How Do You Get a Town to Change Its Name? Free Satellite TV

Posted on by Chief Marketer Staff

The residents of the town formerly known as Clark, TX, have probably started sending out change-of-address labels. That’s because the town changed its name two weeks ago to EchoStar Communications will give every household in that town a Dish Network satellite TV receiver, standard installation, and its America’s Top 60 programming package free for 10 years in exchange for the town’s agreeing to change its name legally and permanently.

It was all part of Dish Network’s City Makeover crusade, which ran through September. About a half-dozen communities, including the former town of Clark, answered Dish’s public relations blitz.

“We accepted this challenge because we believe this relationship will give us a unique opportunity to put our town on the map,” says Dish mayor Bill Merritt, “and we hope it will help us attract new people and businesses so that our town can grow in the right direction.” The town currently has just 125 households.

The Dish Network ran the campaign as part of its rebranding efforts and a new advertising campaign that promises “Better TV for All.” Though he wouldn’t be specific, Dish Network spokesperson Mark Cicero says it will use the renamed town in future marketing and advertising campaigns.
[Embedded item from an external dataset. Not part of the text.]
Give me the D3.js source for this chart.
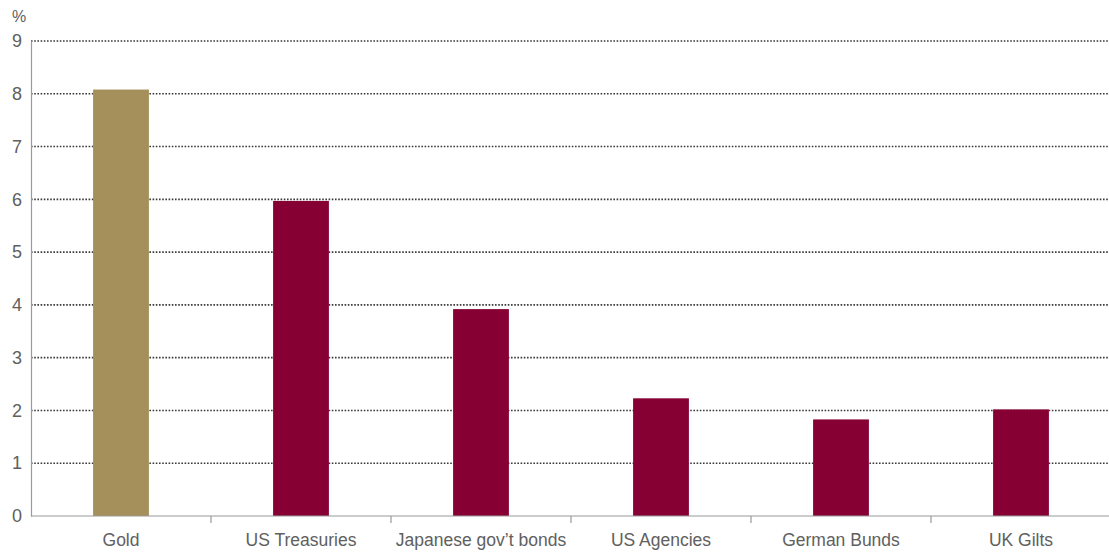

“We haven’t come up with an exact plan yet, but this was a great opportunity to create publicity and buzz and gain national attention for the brand,” Cicero says. “We wanted to do something that would help us cut through the clutter of satellite and cable TV services.”

Dish, TX, however, is not the first town to change its identity as a result of a marketing campaign. Back in 1999, the town of Halfway, OR, agreed to change its name to Half.com before the online portal of the same name even launched. That buzz marketing campaign helped the Website grow to 8 million registered users in two years.